While state population has dropped this decade, Worcester’s population between 2000 and 2006 grew by 1.6 percent, according to the U.S. Census Bureau, and remained steady through 2008.

While the city and region may struggle to provide sufficient career opportunities for many of those students in the Worcester region after graduation, it is that younger group of professionals that the city and region need to focus on retaining.

We’ve heard City Manager Michael O’Brien say publicly that Worcester wants those students to stay, and the College Consortium is working on strategies to facilitate a greater connection between students and the community, it’s an effort that needs more juice, and more time to show tangible results.

Equal Opportunity

In order for those students to find the opportunities that would convince them to begin careers here in fields other than health care, the city must first come to grips with and finally do away with its arbitrary and unfair dual tax rates.

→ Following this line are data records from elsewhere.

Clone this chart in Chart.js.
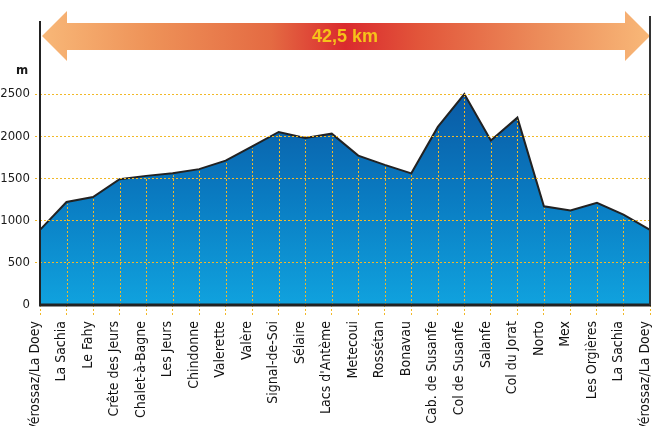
<!DOCTYPE html>
<html>
<head>
<meta charset="utf-8">
<script src="https://cdn.jsdelivr.net/npm/chart.js@4/dist/chart.umd.min.js"></script>
<style>
  html, body { margin: 0; padding: 0; background: #fff; }
  #wrap { width: 654px; height: 426px; }
</style>
</head>
<body>
<div id="wrap"><canvas id="profile"></canvas></div>
<script>
const places = ["Vérossaz/La Doey", "La Sachia", "Le Fahy", "Crête des Jeurs", "Chalet-à-Bagne",
  "Les Jeurs", "Chindonne", "Valerette", "Valère", "Signal-de-Soi", "Sélaire", "Lacs d'Antème",
  "Metecoui", "Rossétan", "Bonavau", "Cab. de Susanfe", "Col de Susanfe", "Salanfe",
  "Col du Jorat", "Norto", "Mex", "Les Orgières", "La Sachia", "Vérossaz/La Doey"];
const altitude = [890, 1220, 1280, 1490, 1530, 1560, 1610, 1710, 1880, 2050, 1980, 2030,
  1770, 1660, 1560, 2110, 2500, 1950, 2220, 1170, 1120, 1210, 1070, 890];
const yTicks = [0, 500, 1000, 1500, 2000, 2500];
const distance = "42,5 km";
const unit = "m";

const gridYellow = "#f2b928";
const narrow = "'Liberation Sans Narrow', 'DejaVu Sans Condensed', sans-serif";

// arrow banner, "m" label, vertical dotted lines and the frame
const decor = {
  id: "decor",
  beforeDraw(chart) {
    const ctx = chart.ctx;
    const { left, right } = chart.chartArea;
    ctx.save();
    const g = ctx.createLinearGradient(left, 0, right, 0);
    g.addColorStop(0, "#f8b878");
    g.addColorStop(0.18, "#ee9258");
    g.addColorStop(0.38, "#e46a42");
    g.addColorStop(0.5, "#da2a2e");
    g.addColorStop(0.62, "#e2553a");
    g.addColorStop(0.82, "#ec8c5a");
    g.addColorStop(1, "#f8b878");
    ctx.fillStyle = g;
    ctx.beginPath();
    ctx.moveTo(left + 2, 36);
    ctx.lineTo(67, 11);
    ctx.lineTo(67, 23);
    ctx.lineTo(625, 23);
    ctx.lineTo(625, 11);
    ctx.lineTo(right, 36);
    ctx.lineTo(625, 61);
    ctx.lineTo(625, 50);
    ctx.lineTo(67, 50);
    ctx.lineTo(67, 61);
    ctx.closePath();
    ctx.fill();
    ctx.fillStyle = "#f6c21a";
    ctx.font = "bold 18px 'Liberation Sans', Arial, sans-serif";
    ctx.textAlign = "center";
    ctx.textBaseline = "middle";
    ctx.fillText(distance, (left + right) / 2, 37);
    ctx.fillStyle = "#1a1a1a";
    ctx.font = "bold 13px " + narrow;
    ctx.fillText(unit, 22, 71);
    ctx.restore();
  },
  afterDatasetsDraw(chart) {
    const ctx = chart.ctx;
    const meta = chart.getDatasetMeta(0);
    const { bottom } = chart.chartArea;
    ctx.save();
    ctx.strokeStyle = gridYellow;
    ctx.lineWidth = 1;
    ctx.setLineDash([2, 2]);
    meta.data.forEach((pt, i) => {
      if (i === 0 || i === meta.data.length - 1) return;
      const x = Math.round(pt.x) + 0.5;
      ctx.beginPath();
      ctx.moveTo(x, bottom);
      ctx.lineTo(x, pt.y + 2);
      ctx.stroke();
    });
    ctx.restore();
  },
  afterDraw(chart) {
    const ctx = chart.ctx;
    const { left, right, top, bottom } = chart.chartArea;
    ctx.save();
    ctx.strokeStyle = "#222";
    ctx.lineWidth = 2;
    ctx.beginPath();
    ctx.moveTo(left, top);
    ctx.lineTo(left, bottom);
    ctx.stroke();
    ctx.lineWidth = 3;
    ctx.beginPath();
    ctx.moveTo(left - 1, bottom);
    ctx.lineTo(right + 1, bottom);
    ctx.stroke();
    ctx.strokeStyle = "#333";
    ctx.lineWidth = 2;
    ctx.beginPath();
    ctx.moveTo(right, 16);
    ctx.lineTo(right, bottom);
    ctx.stroke();
    ctx.restore();
  }
};

new Chart(document.getElementById("profile"), {
  type: "line",
  data: {
    labels: places,
    datasets: [{
      data: altitude,
      borderColor: "#222",
      borderWidth: 2,
      tension: 0,
      pointRadius: 0,
      fill: "origin",
      backgroundColor: ctx => {
        const area = ctx.chart.chartArea;
        if (!area) return "#0a70b8";
        const g = ctx.chart.ctx.createLinearGradient(0, 94, 0, area.bottom);
        g.addColorStop(0, "#0a5aa4");
        g.addColorStop(0.5, "#0a7cc2");
        g.addColorStop(1, "#10a2de");
        return g;
      }
    }]
  },
  options: {
    responsive: true,
    maintainAspectRatio: false,
    animation: false,
    layout: { padding: { top: 21, right: 4, left: 0, bottom: 0 } },
    plugins: { legend: { display: false }, tooltip: { enabled: false } },
    scales: {
      x: {
        afterFit: s => { s.height = 121; s.paddingRight = 0; s.paddingLeft = 0; },
        grid: {
          drawOnChartArea: false,
          tickLength: 12,
          tickColor: gridYellow,
          tickBorderDash: [2, 2]
        },
        border: { display: false },
        ticks: {
          autoSkip: false,
          minRotation: 90,
          maxRotation: 90,
          padding: 4,
          labelOffset: -5,
          color: "#111",
          font: { family: narrow, size: 14 }
        }
      },
      y: {
        min: 0,
        max: 3365,
        afterBuildTicks: s => { s.ticks = yTicks.map(v => ({ value: v })); },
        afterFit: s => { s.width = 40; s.paddingTop = 0; s.paddingBottom = 0; },
        grid: {
          z: 1,
          color: c => c.tick && c.tick.value === 0 ? "rgba(0,0,0,0)" : gridYellow,
          tickLength: 5,
          tickColor: c => c.tick && c.tick.value === 0 ? "rgba(0,0,0,0)" : gridYellow,
          tickBorderDash: [2, 2]
        },
        border: { display: false, dash: [2, 2] },
        ticks: {
          padding: 5,
          color: "#1a1a1a",
          font: { family: narrow, size: 13 },
          callback: v => String(v)
        }
      }
    }
  },
  plugins: [decor]
});
</script>
</body>
</html>
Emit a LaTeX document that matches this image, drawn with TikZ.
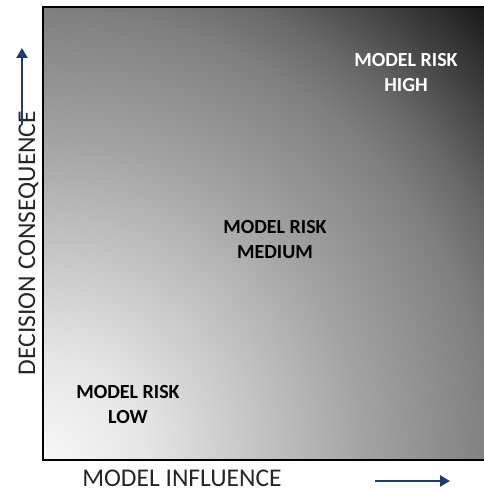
\documentclass[tikz,border=0pt]{standalone}
\usepackage{fontspec}
\setmainfont{Carlito}
\usetikzlibrary{arrows.meta}
\definecolor{navy}{HTML}{1F3A78}
\definecolor{riskA}{gray}{0.97}
\definecolor{riskB}{gray}{0.9}
\definecolor{riskC}{gray}{0.78}
\definecolor{riskD}{gray}{0.64}
\definecolor{riskE}{gray}{0.57}
\definecolor{riskF}{gray}{0.5}
\definecolor{riskG}{gray}{0.41}
\definecolor{riskH}{gray}{0.26}
\definecolor{riskI}{gray}{0.08}
\pgfdeclareradialshading{riskglow}{\pgfpoint{0bp}{0bp}}{color(0bp)=(riskA); color(4bp)=(riskB);
    color(8bp)=(riskC); color(12.5bp)=(riskD); color(15bp)=(riskE); color(17.5bp)=(riskF);
    color(19.5bp)=(riskG); color(22bp)=(riskH); color(25bp)=(riskI); color(50bp)=(riskI)}
\tikzset{
    risklabel/.style={font=\fontsize{20}{25}\selectfont\bfseries, align=center},
    axislabel/.style={font=\fontsize{25.5}{30}\selectfont, text=black!85, inner sep=0pt},
    axisarrow/.style={-{Triangle[length=10pt,width=11pt]}, line width=2.6pt, navy}
}
\begin{document}
\begin{tikzpicture}[x=1pt,y=1pt]
    \useasboundingbox (0,0) rectangle (483,491);
    \begin{scope}
        \clip (43,31) rectangle (486,484);
        \shade[shading=riskglow] (43,31) circle (640pt);
    \end{scope}
    \draw[line width=2pt] (486,484) -- (43,484) -- (43,31) -- (486,31);
    % labels inside the square
    \node[risklabel, text=white] (high) at (406,418) {MODEL RISK\\HIGH};
    \node[risklabel] (medium) at (275,251) {MODEL RISK\\MEDIUM};
    \node[risklabel] (low) at (128,86) {MODEL RISK\\LOW};
    % axes
    \node[axislabel, rotate=90, anchor=base] (yaxis) at (35,248) {DECISION CONSEQUENCE};
    \node[axislabel, anchor=base] (xaxis) at (182,5) {MODEL INFLUENCE};
    \coordinate (ystart) at (22,366);
    \coordinate (yend) at (22,443);
    \coordinate (xstart) at (375,10);
    \coordinate (xend) at (450,10);
    \draw[axisarrow] (ystart) -- (yend);
    \draw[axisarrow] (xstart) -- (xend);
\end{tikzpicture}
\end{document}
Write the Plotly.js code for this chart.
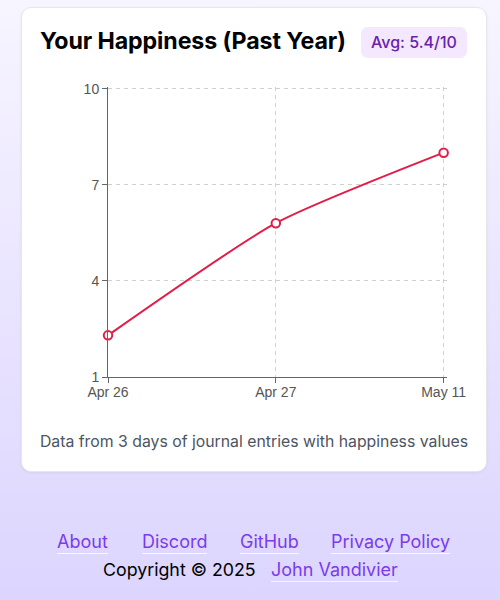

Currently, the tax rate for commercial property in Worcester ($28.72) is more than twice the rate for residential property ($13.50).

City economic development officials have told us that “there’s demand out there,” for all kinds of office space in the city, “and we don’t have the supply to meet it.” And that’s not only because there aren’t enough tax credits and incentives to go around.

It takes a real, dynamic presence in the street on the part of the government and elected leaders to convince current and potential residents that the city is and will continue to be a desirable place to live.

The state’s gateway cities have some built in disadvantages that require a helping hand, but also have some distinct advantages that they need to do a much better job capitalizing on. Worcester for one has some momentum on the ground, and while a renewed package of tax incentives may help make the funding difference for a few new projects, it’s the wholesale fix of the antiquated dual tax rate that will make the biggest difference in attracting vital new development over the long run.